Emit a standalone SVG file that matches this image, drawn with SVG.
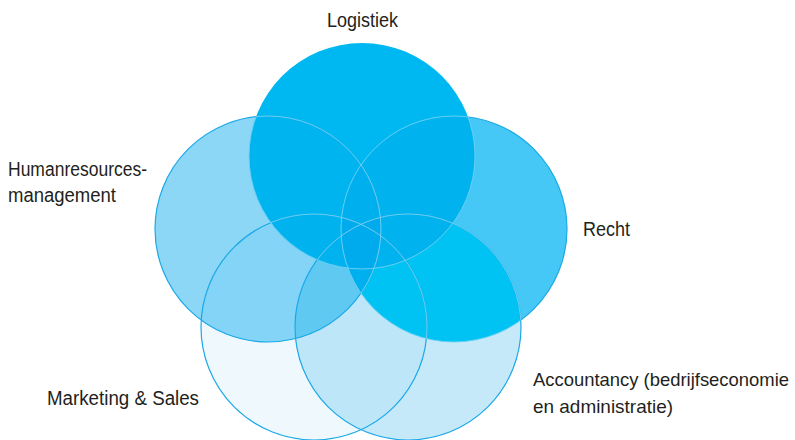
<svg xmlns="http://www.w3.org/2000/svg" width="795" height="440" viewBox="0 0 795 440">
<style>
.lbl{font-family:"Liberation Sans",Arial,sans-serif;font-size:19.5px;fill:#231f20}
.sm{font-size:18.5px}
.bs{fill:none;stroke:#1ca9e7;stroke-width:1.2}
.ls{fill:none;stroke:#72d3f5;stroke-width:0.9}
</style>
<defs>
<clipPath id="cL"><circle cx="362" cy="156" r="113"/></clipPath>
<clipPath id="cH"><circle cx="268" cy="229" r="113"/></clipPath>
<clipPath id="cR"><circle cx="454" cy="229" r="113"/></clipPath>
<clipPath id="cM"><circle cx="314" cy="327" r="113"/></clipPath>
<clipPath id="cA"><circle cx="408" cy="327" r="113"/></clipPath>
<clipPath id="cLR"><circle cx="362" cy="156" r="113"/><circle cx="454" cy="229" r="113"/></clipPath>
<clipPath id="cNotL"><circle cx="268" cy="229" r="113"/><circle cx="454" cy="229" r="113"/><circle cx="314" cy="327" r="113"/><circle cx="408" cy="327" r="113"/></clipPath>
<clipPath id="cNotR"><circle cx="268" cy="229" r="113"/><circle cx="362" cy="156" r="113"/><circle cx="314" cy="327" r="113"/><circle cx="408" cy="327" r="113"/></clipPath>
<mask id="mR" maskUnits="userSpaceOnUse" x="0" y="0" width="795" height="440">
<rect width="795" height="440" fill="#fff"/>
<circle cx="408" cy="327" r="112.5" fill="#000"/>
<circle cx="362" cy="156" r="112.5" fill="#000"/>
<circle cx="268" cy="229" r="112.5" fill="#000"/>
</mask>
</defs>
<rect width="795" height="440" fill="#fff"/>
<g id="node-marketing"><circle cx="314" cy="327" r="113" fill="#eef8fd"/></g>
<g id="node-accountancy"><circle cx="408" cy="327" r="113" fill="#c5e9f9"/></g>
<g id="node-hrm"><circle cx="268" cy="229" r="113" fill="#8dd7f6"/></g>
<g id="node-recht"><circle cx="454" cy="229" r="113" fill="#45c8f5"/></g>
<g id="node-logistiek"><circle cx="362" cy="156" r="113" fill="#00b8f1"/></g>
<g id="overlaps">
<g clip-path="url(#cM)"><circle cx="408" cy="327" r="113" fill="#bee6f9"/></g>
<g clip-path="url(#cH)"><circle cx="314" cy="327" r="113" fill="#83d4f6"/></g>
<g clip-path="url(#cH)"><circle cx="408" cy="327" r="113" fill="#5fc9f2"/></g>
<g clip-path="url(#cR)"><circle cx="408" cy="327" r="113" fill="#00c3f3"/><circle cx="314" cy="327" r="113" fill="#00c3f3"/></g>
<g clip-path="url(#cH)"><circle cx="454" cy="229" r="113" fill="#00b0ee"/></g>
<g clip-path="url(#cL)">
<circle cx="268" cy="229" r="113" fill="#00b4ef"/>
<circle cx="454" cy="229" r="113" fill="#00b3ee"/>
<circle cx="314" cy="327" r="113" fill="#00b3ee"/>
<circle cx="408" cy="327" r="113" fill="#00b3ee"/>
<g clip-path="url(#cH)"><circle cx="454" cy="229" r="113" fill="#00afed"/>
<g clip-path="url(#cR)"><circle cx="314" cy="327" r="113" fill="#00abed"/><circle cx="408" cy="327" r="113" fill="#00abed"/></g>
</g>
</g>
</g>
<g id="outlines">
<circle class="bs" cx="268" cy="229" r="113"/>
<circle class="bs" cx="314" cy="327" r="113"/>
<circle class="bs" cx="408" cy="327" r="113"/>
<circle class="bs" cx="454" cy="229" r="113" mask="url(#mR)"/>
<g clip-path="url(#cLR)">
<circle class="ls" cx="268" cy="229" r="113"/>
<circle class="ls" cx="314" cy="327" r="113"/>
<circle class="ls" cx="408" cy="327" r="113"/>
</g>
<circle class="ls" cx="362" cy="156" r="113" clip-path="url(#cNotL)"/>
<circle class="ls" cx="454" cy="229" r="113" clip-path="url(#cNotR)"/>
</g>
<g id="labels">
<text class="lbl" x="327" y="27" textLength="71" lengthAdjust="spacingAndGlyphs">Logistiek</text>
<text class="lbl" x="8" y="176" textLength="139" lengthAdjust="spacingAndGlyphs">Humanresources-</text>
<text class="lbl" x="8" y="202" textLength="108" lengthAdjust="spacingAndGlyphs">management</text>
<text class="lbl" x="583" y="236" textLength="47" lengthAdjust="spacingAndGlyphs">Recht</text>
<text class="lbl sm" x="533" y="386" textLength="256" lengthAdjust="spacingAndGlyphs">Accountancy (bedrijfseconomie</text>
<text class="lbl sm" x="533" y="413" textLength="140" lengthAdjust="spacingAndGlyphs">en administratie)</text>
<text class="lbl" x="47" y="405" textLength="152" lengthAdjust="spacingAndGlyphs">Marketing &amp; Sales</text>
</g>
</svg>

→ Exercise brief
All of the material above needs to be restated exactly, with no pictures.

→ Exercise answer
Emit a standalone SVG file that matches this image, drawn with SVG.
<svg xmlns="http://www.w3.org/2000/svg" width="795" height="440" viewBox="0 0 795 440">
<style>
.lbl{font-family:"Liberation Sans",Arial,sans-serif;font-size:19.5px;fill:#231f20}
.sm{font-size:18.5px}
.bs{fill:none;stroke:#1ca9e7;stroke-width:1.2}
.ls{fill:none;stroke:#72d3f5;stroke-width:0.9}
</style>
<defs>
<clipPath id="cL"><circle cx="362" cy="156" r="113"/></clipPath>
<clipPath id="cH"><circle cx="268" cy="229" r="113"/></clipPath>
<clipPath id="cR"><circle cx="454" cy="229" r="113"/></clipPath>
<clipPath id="cM"><circle cx="314" cy="327" r="113"/></clipPath>
<clipPath id="cA"><circle cx="408" cy="327" r="113"/></clipPath>
<clipPath id="cLR"><circle cx="362" cy="156" r="113"/><circle cx="454" cy="229" r="113"/></clipPath>
<clipPath id="cNotL"><circle cx="268" cy="229" r="113"/><circle cx="454" cy="229" r="113"/><circle cx="314" cy="327" r="113"/><circle cx="408" cy="327" r="113"/></clipPath>
<clipPath id="cNotR"><circle cx="268" cy="229" r="113"/><circle cx="362" cy="156" r="113"/><circle cx="314" cy="327" r="113"/><circle cx="408" cy="327" r="113"/></clipPath>
<mask id="mR" maskUnits="userSpaceOnUse" x="0" y="0" width="795" height="440">
<rect width="795" height="440" fill="#fff"/>
<circle cx="408" cy="327" r="112.5" fill="#000"/>
<circle cx="362" cy="156" r="112.5" fill="#000"/>
<circle cx="268" cy="229" r="112.5" fill="#000"/>
</mask>
</defs>
<rect width="795" height="440" fill="#fff"/>
<g id="node-marketing"><circle cx="314" cy="327" r="113" fill="#eef8fd"/></g>
<g id="node-accountancy"><circle cx="408" cy="327" r="113" fill="#c5e9f9"/></g>
<g id="node-hrm"><circle cx="268" cy="229" r="113" fill="#8dd7f6"/></g>
<g id="node-recht"><circle cx="454" cy="229" r="113" fill="#45c8f5"/></g>
<g id="node-logistiek"><circle cx="362" cy="156" r="113" fill="#00b8f1"/></g>
<g id="overlaps">
<g clip-path="url(#cM)"><circle cx="408" cy="327" r="113" fill="#bee6f9"/></g>
<g clip-path="url(#cH)"><circle cx="314" cy="327" r="113" fill="#83d4f6"/></g>
<g clip-path="url(#cH)"><circle cx="408" cy="327" r="113" fill="#5fc9f2"/></g>
<g clip-path="url(#cR)"><circle cx="408" cy="327" r="113" fill="#00c3f3"/><circle cx="314" cy="327" r="113" fill="#00c3f3"/></g>
<g clip-path="url(#cH)"><circle cx="454" cy="229" r="113" fill="#00b0ee"/></g>
<g clip-path="url(#cL)">
<circle cx="268" cy="229" r="113" fill="#00b4ef"/>
<circle cx="454" cy="229" r="113" fill="#00b3ee"/>
<circle cx="314" cy="327" r="113" fill="#00b3ee"/>
<circle cx="408" cy="327" r="113" fill="#00b3ee"/>
<g clip-path="url(#cH)"><circle cx="454" cy="229" r="113" fill="#00afed"/>
<g clip-path="url(#cR)"><circle cx="314" cy="327" r="113" fill="#00abed"/><circle cx="408" cy="327" r="113" fill="#00abed"/></g>
</g>
</g>
</g>
<g id="outlines">
<circle class="bs" cx="268" cy="229" r="113"/>
<circle class="bs" cx="314" cy="327" r="113"/>
<circle class="bs" cx="408" cy="327" r="113"/>
<circle class="bs" cx="454" cy="229" r="113" mask="url(#mR)"/>
<g clip-path="url(#cLR)">
<circle class="ls" cx="268" cy="229" r="113"/>
<circle class="ls" cx="314" cy="327" r="113"/>
<circle class="ls" cx="408" cy="327" r="113"/>
</g>
<circle class="ls" cx="362" cy="156" r="113" clip-path="url(#cNotL)"/>
<circle class="ls" cx="454" cy="229" r="113" clip-path="url(#cNotR)"/>
</g>
<g id="labels">
<text class="lbl" x="327" y="27" textLength="71" lengthAdjust="spacingAndGlyphs">Logistiek</text>
<text class="lbl" x="8" y="176" textLength="139" lengthAdjust="spacingAndGlyphs">Humanresources-</text>
<text class="lbl" x="8" y="202" textLength="108" lengthAdjust="spacingAndGlyphs">management</text>
<text class="lbl" x="583" y="236" textLength="47" lengthAdjust="spacingAndGlyphs">Recht</text>
<text class="lbl sm" x="533" y="386" textLength="256" lengthAdjust="spacingAndGlyphs">Accountancy (bedrijfseconomie</text>
<text class="lbl sm" x="533" y="413" textLength="140" lengthAdjust="spacingAndGlyphs">en administratie)</text>
<text class="lbl" x="47" y="405" textLength="152" lengthAdjust="spacingAndGlyphs">Marketing &amp; Sales</text>
</g>
</svg>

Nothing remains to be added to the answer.